# Ideas for my Cycling 90 gallon bowfront!



## Mikeyboi86 (Feb 19, 2010)

Okay so I have a empty 90 gallon bow front tank that is cycling atm and I'm staring at it and all these ideas are going through my head so I thought id share!

first id like to say that this is going to be a indo-pacific biotope tank! and Second, I am open to all types of Advise Critiques and Suggestions. If you think i should add or remove a fish/coral/invert from the tank please say so and why! Even If I argue with you (I'm probably playing devils advocate, please do the same) I take your advise into consideration. Its my way of ruling things out or in.

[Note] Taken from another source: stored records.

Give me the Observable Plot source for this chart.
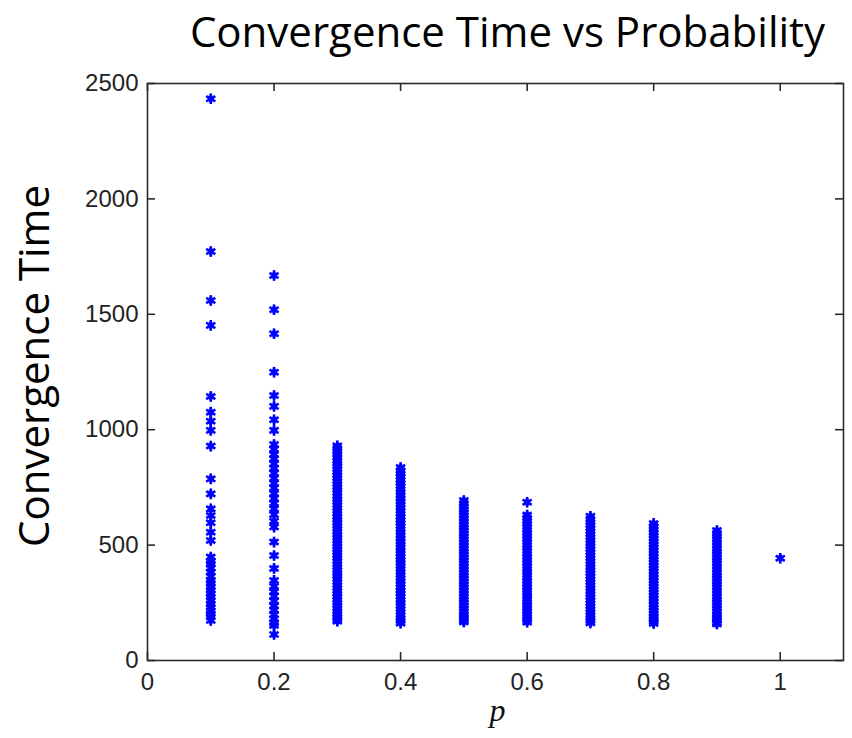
<!DOCTYPE html>
<html>
<head>
<meta charset="utf-8">
<script src="https://cdn.jsdelivr.net/npm/d3@7"></script>
<script src="https://cdn.jsdelivr.net/npm/@observablehq/plot@0.6"></script>
<style>
  html, body { margin: 0; padding: 0; background: #fff; }
  #chart { width: 852px; height: 738px; }
</style>
</head>
<body>
<div id="chart"></div>
<script>
// Probabilities (x) and the convergence times observed at each (y)
const probabilities = [0.1, 0.2, 0.3, 0.4, 0.5, 0.6, 0.7, 0.8, 0.9, 1.0];
const timesP01 = [2434, 1772, 1560, 1452, 1144, 1076, 1037, 997, 929, 787, 722, 657, 628, 597, 556, 520, 448, 430, 419, 400, 383, 365, 347, 335, 318, 305, 289, 275, 260, 245, 231, 215, 202, 190, 173];
const timesP02 = [1668, 1520, 1416, 1249, 1148, 1101, 1043, 997, 936, 915, 893, 874, 852, 833, 811, 790, 768, 747, 724, 702, 681, 657, 632, 603, 578, 513, 455, 399, 347, 322, 298, 279, 258, 236, 219, 198, 181, 163, 152, 113];
const timesP03 = [930, 918, 905, 893, 880, 866, 854, 842, 829, 815, 803, 790, 777, 764, 751, 739, 726, 712, 699, 687, 674, 661, 648, 636, 622, 610, 597, 584, 571, 558, 545, 533, 520, 507, 494, 481, 468, 455, 443, 430, 417, 404, 391, 378, 366, 353, 340, 327, 314, 301, 289, 276, 263, 250, 238, 225, 212, 200, 188, 178, 170];
const timesP04 = [836, 822, 809, 796, 782, 769, 756, 742, 729, 716, 702, 689, 676, 662, 649, 636, 622, 609, 596, 583, 569, 556, 543, 529, 516, 503, 489, 476, 463, 449, 436, 423, 410, 396, 383, 370, 356, 343, 330, 316, 303, 290, 277, 263, 250, 237, 223, 210, 197, 184, 172, 162];
const timesP05 = [693, 680, 667, 654, 641, 628, 615, 602, 589, 576, 563, 550, 537, 524, 511, 498, 485, 472, 459, 446, 433, 420, 407, 394, 381, 368, 355, 342, 329, 316, 303, 290, 277, 264, 251, 238, 225, 212, 199, 187, 176, 167];
const timesP06 = [686, 630, 617, 604, 591, 578, 565, 552, 539, 526, 513, 500, 487, 474, 461, 448, 435, 422, 409, 396, 383, 370, 357, 344, 331, 318, 305, 292, 279, 266, 253, 240, 227, 214, 201, 189, 177, 166];
const timesP07 = [625, 612, 599, 586, 573, 560, 547, 534, 521, 508, 495, 482, 469, 456, 443, 430, 417, 404, 391, 378, 365, 352, 339, 326, 313, 300, 287, 274, 261, 248, 235, 222, 209, 196, 184, 172, 163];
const timesP08 = [594, 581, 568, 555, 542, 529, 516, 503, 490, 477, 464, 451, 438, 425, 412, 399, 386, 373, 360, 347, 334, 321, 308, 295, 282, 269, 256, 243, 230, 217, 204, 192, 180, 169, 160];
const timesP09 = [563, 550, 537, 524, 511, 498, 485, 472, 459, 446, 433, 420, 407, 394, 381, 368, 355, 342, 329, 316, 303, 290, 277, 264, 251, 238, 225, 212, 199, 187, 175, 165, 158];
const timesP10 = [443];

const xTicks = [0, 0.2, 0.4, 0.6, 0.8, 1];
const xTickLabels = ["0", "0.2", "0.4", "0.6", "0.8", "1"];
const yTicks = [0, 500, 1000, 1500, 2000, 2500];
const yTickLabels = ["0", "500", "1000", "1500", "2000", "2500"];

const titleText = "Convergence Time vs Probability";
const yLabelText = "Convergence Time";
const xLabelText = "p";

const timeSeries = [timesP01, timesP02, timesP03, timesP04, timesP05, timesP06, timesP07, timesP08, timesP09, timesP10];
const points = timeSeries.flatMap((arr, i) => arr.map(t => ({p: probabilities[i], time: t})));

const W = 852, H = 738;
const mL = 147, mR = 9, mT = 83, mB = 78;
const plotW = W - mL - mR, plotH = H - mT - mB;
const tickLen = 8;
const axisColor = "#2a2a2a";

const chart = Plot.plot({
  width: W,
  height: H,
  marginLeft: mL,
  marginRight: mR,
  marginTop: mT,
  marginBottom: mB,
  style: {background: "#fff", fontFamily: "'Liberation Sans', Arial, sans-serif", overflow: "visible"},
  x: {domain: [0, 1.1], ticks: xTicks},
  y: {domain: [0, 2500], ticks: yTicks},
  marks: [
    Plot.frame({stroke: axisColor, strokeWidth: 1.6}),
    // inward ticks on all four sides
    Plot.tickX(xTicks, {x: d => d, insetTop: plotH - tickLen, stroke: axisColor, strokeWidth: 1.6}),
    Plot.tickX(xTicks, {x: d => d, insetBottom: plotH - tickLen, stroke: axisColor, strokeWidth: 1.6}),
    Plot.tickY(yTicks, {y: d => d, insetRight: plotW - tickLen, stroke: axisColor, strokeWidth: 1.6}),
    Plot.tickY(yTicks, {y: d => d, insetLeft: plotW - tickLen, stroke: axisColor, strokeWidth: 1.6}),
    Plot.axisX({anchor: "bottom", ticks: xTicks, tickSize: 0, tickPadding: 12, fontSize: 24, label: null, fill: "#222",
      tickFormat: d => xTickLabels[xTicks.indexOf(d)]}),
    Plot.axisY({anchor: "left", ticks: yTicks, tickSize: 0, tickPadding: 9, fontSize: 24, label: null, fill: "#222",
      tickFormat: d => yTickLabels[yTicks.indexOf(d)]}),
    Plot.dot(points, {x: "p", y: "time", symbol: "asterisk", r: 5, stroke: "#0000ff", strokeWidth: 2.6}),
    Plot.dot(points, {x: "p", y: "time", symbol: "diamond", r: 3.4, fill: "#0000ff"}),
    Plot.text([titleText], {frameAnchor: "top", text: d => d, dy: -50, dx: 12, fontSize: 42, lineAnchor: "middle",
      textAnchor: "middle", fontFamily: "'Open Sans', sans-serif", fill: "#000"}),
    Plot.text([yLabelText], {frameAnchor: "left", text: d => d, rotate: -90, dx: -112, dy: -6, fontSize: 42,
      textAnchor: "middle", lineAnchor: "middle", fontFamily: "'Open Sans', sans-serif", fill: "#000"}),
    Plot.text([xLabelText], {frameAnchor: "bottom", text: d => d, dy: 60, dx: 2, fontSize: 32,
      fontFamily: "'Liberation Serif', 'Times New Roman', serif", fontStyle: "italic", fill: "#111"})
  ]
});
document.getElementById("chart").appendChild(chart);
</script>
</body>
</html>
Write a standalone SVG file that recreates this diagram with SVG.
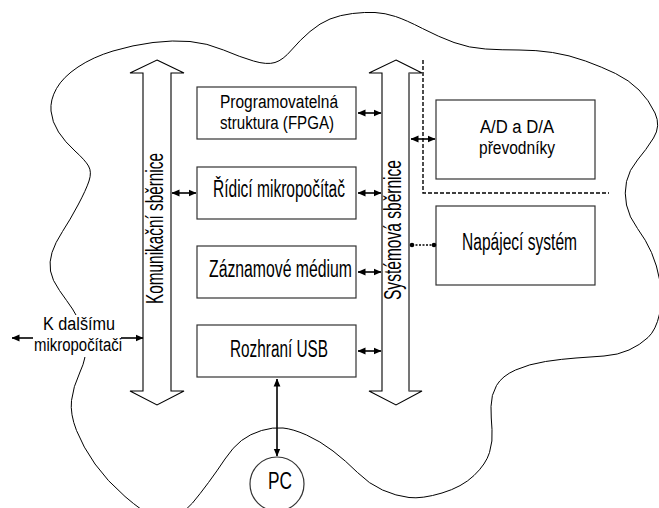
<svg xmlns="http://www.w3.org/2000/svg" width="659" height="508" viewBox="0 0 659 508">
<style>
text{font-family:"Liberation Sans",Arial,sans-serif;font-size:23px;fill:#000}
.two{font-size:18px}
.box{fill:#fff;stroke:#333;stroke-width:1.2}
.bus{fill:#fff;stroke:#000;stroke-width:1.1}
.cloud{fill:none;stroke:#000;stroke-width:1}
.arr{stroke:#000;stroke-width:1.6;fill:none;marker-start:url(#ah);marker-end:url(#ah)}
.dash{stroke:#000;stroke-width:1.4;fill:none;stroke-dasharray:4 2}
</style>
<defs>
<marker id="ah" viewBox="0 0 8 8" refX="7.5" refY="4" markerWidth="8" markerHeight="8" markerUnits="userSpaceOnUse" orient="auto-start-reverse"><path d="M0,0.6 L8,4 L0,7.4 z" fill="#000"/></marker>
</defs>
<rect width="659" height="508" fill="#fff"/>
<g id="cloud">
<path class="cloud" d="M51,111 Q50,100 56.5,88.5 Q63,77 78,67 Q93,57 113,51 Q133,45 153,42.5 Q173,40 190,41.5 Q207,43 223.5,50 Q240,57 253.5,61 Q267,65 275,62.5 Q283,60 291.5,50 Q300,40 310,31.5 Q320,23 330,19 Q340,15 352.5,13.5 Q365,12 375,12.5 Q385,13 395.5,16.5 Q406,20 422.5,28.5 Q439,37 454,42.5 Q469,48 485.5,49 Q502,50 519,50 Q536,50 552.5,52.5 Q569,55 585.5,61 Q602,67 615.5,73.5 Q629,80 639,90 Q649,100 655,113 Q661,126 653.5,138 Q646,150 637.5,160 Q629,170 626.5,181.5 Q624,193 626.5,205 Q629,217 637.5,228.5 Q646,240 651.5,252.5 Q657,265 660,281.5 Q663,298 659.5,314 Q656,330 648,337.5 Q640,345 629,350 Q618,355 604,356 Q590,357 576,358 Q562,359 545.5,361.5 Q529,364 515.5,370 Q502,376 496.5,385.5 Q491,395 491,406.5 Q491,418 492,429.5 Q493,441 489.5,452.5 Q486,464 474,475.5 Q462,487 442,493 Q422,499 409,497.5 Q396,496 382.5,490 Q369,484 357.5,472.5 Q346,461 333,451 Q320,441 306.5,435 Q293,429 283,428 Q273,427 261.5,430.5 Q250,434 241.5,440.5 Q233,447 225,459 Q217,471 208.5,482.5 Q200,494 192.5,503 Q185,512 175,517 Q165,522 154,517 Q143,512 125,496.5 Q107,481 95,464 Q83,447 76.5,430.5 Q70,414 71.5,400.5 Q73,387 80,372 Q87,357 85,346 Q83,335 80.5,326 Q78,317 72.5,309 Q67,301 59.5,290.5 Q52,280 50.5,271 Q49,262 52,252.5 Q55,243 62.5,231.5 Q70,220 78,205 Q86,190 89,181 Q92,172 88.5,166 Q85,160 75,151 Q65,142 58.5,132 Q52,122 51,111 Z"/>
</g>
<g id="bus-komunikacni">
<polygon class="bus" points="157,60 184,73 171,73 171,391 184,391 157,405 130,391 143,391 143,73 130,73"/>
<text transform="translate(163,304) rotate(-90)" font-size="24" textLength="151" lengthAdjust="spacingAndGlyphs">Komunikační sběrnice</text>
</g>
<g id="bus-systemova">
<polygon class="bus" points="396,60 422,73 409,73 409,391 422,391 396,405 369,391 382,391 382,73 369,73"/>
<line x1="409" y1="73" x2="409" y2="391" stroke="#777" stroke-width="1.6"/>
<text transform="translate(401,300) rotate(-90)" font-size="24" textLength="140" lengthAdjust="spacingAndGlyphs">Systémová sběrnice</text>
</g>
<g id="fpga">
<rect class="box" x="197" y="87" width="159" height="52"/>
<text class="two" x="220" y="108" textLength="118" lengthAdjust="spacingAndGlyphs">Programovatelná</text>
<text class="two" x="220" y="129" textLength="114" lengthAdjust="spacingAndGlyphs">struktura (FPGA)</text>
</g>
<g id="ridici">
<rect class="box" x="197" y="167" width="159" height="52"/>
<text x="213" y="197" textLength="132" lengthAdjust="spacingAndGlyphs">Řídicí mikropočítač</text>
</g>
<g id="zaznamove">
<rect class="box" x="197" y="246" width="159" height="52"/>
<text x="209" y="277" textLength="143" lengthAdjust="spacingAndGlyphs">Záznamové médium</text>
</g>
<g id="usb">
<rect class="box" x="197" y="325" width="159" height="52"/>
<text x="230" y="357" textLength="98" lengthAdjust="spacingAndGlyphs">Rozhraní USB</text>
</g>
<g id="adda">
<rect class="box" x="436" y="100" width="159" height="79"/>
<text class="two" x="480" y="133" textLength="74" lengthAdjust="spacingAndGlyphs">A/D a D/A</text>
<text class="two" x="479" y="154" textLength="76" lengthAdjust="spacingAndGlyphs">převodníky</text>
</g>
<g id="napajeci">
<rect class="box" x="436" y="206" width="159" height="79"/>
<text x="462" y="250" textLength="115" lengthAdjust="spacingAndGlyphs">Napájecí systém</text>
</g>
<g id="pc">
<circle cx="277" cy="484" r="27" fill="#fff" stroke="#333" stroke-width="1.2"/>
<text x="268" y="489" textLength="24" lengthAdjust="spacingAndGlyphs">PC</text>
</g>
<g id="dalsi">
<rect x="35" y="315" width="85" height="42" fill="#fff"/>
<text class="two" x="43" y="330" textLength="72" lengthAdjust="spacingAndGlyphs">K dalšímu</text>
<text class="two" x="34" y="351" textLength="88" lengthAdjust="spacingAndGlyphs">mikropočítači</text>
</g>
<g id="connectors">
<line class="arr" x1="358" y1="113" x2="381" y2="113"/>
<line class="arr" x1="172" y1="193" x2="196" y2="193"/>
<line class="arr" x1="358" y1="193" x2="381" y2="193"/>
<line class="arr" x1="358" y1="272" x2="381" y2="272"/>
<line class="arr" x1="358" y1="351" x2="381" y2="351"/>
<line class="arr" x1="411" y1="139" x2="435" y2="139"/>
<line class="arr" x1="277" y1="379" x2="277" y2="456"/>
<line x1="12" y1="338" x2="33" y2="338" stroke="#000" stroke-width="1.6" marker-start="url(#ah)"/>
<line x1="121" y1="338" x2="143" y2="338" stroke="#000" stroke-width="1.6" marker-end="url(#ah)"/>
<polyline class="dash" points="423,60 423,193 609,193"/>
<line x1="412" y1="245" x2="434" y2="245" stroke="#000" stroke-width="1.4" stroke-dasharray="2 1.5"/>
<circle cx="412" cy="245" r="2.3" fill="#000"/>
<circle cx="434" cy="245" r="2.3" fill="#000"/>
</g>
</svg>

Lets start with the coral! My favorite part.

Pom Pom Xenia
Pink Bird's nest
Pineapple coral
Bubble coral
Red and blue Mushrooms
(I can't think of what else I would like to add if anything, feel free to suggest)

Inverts!
Derasa Clam - 1
Pistal Shrimp - 1
Astera Snails - 20
Spikey Astera snails- 10
Bulb anemone - 3

fish
False Percula Clownfish - Pair
Blue/Green Reef Chromis - 12 (If i can get away with it more)
Yellow watchman goby - 1 (or a pair if i can find an already mated pair)
Zebra dart fish - 3 (Or a mated pair)
(Any fish I should not add? Should add? quantity change? etc...)


----------



## Mikeyboi86 (Feb 19, 2010)

Also was wondering... I'm not over stocking am I? I feel like im under stocking really... lol


----------



## Pasfur (Mar 29, 2008)

I think the stock looks pretty good. On the school of Chromis, I would say you are right at your limit.


----------



## wake49 (Jul 2, 2008)

What kind of lights do you own/ are you going to own?


----------



## Mikeyboi86 (Feb 19, 2010)

wake49 said:


> What kind of lights do you own/ are you going to own?


ATM I am using just a T8 strip but I have some money I was saving up for a light system, Debating LEDs or Halide/T5 combo.


----------



## wake49 (Jul 2, 2008)

I do not know how well hard corals fare under LED lights. I have a friend who works at the LFS who uses LED lighting and I am sure he has hard corals in his tank. I will call him and ask later this morning.

As far as the Halide/T5 combo, I think that with good water quality, you will have no problem keeping almost any of the photsynthetic corals alive and healthy. I personally switched from Halides to T5HO's last year because of the energy consumption, but I still think that Halides are the way to go for hard corals..


----------



## Mikeyboi86 (Feb 19, 2010)

Okay, Be sure an left me know!


----------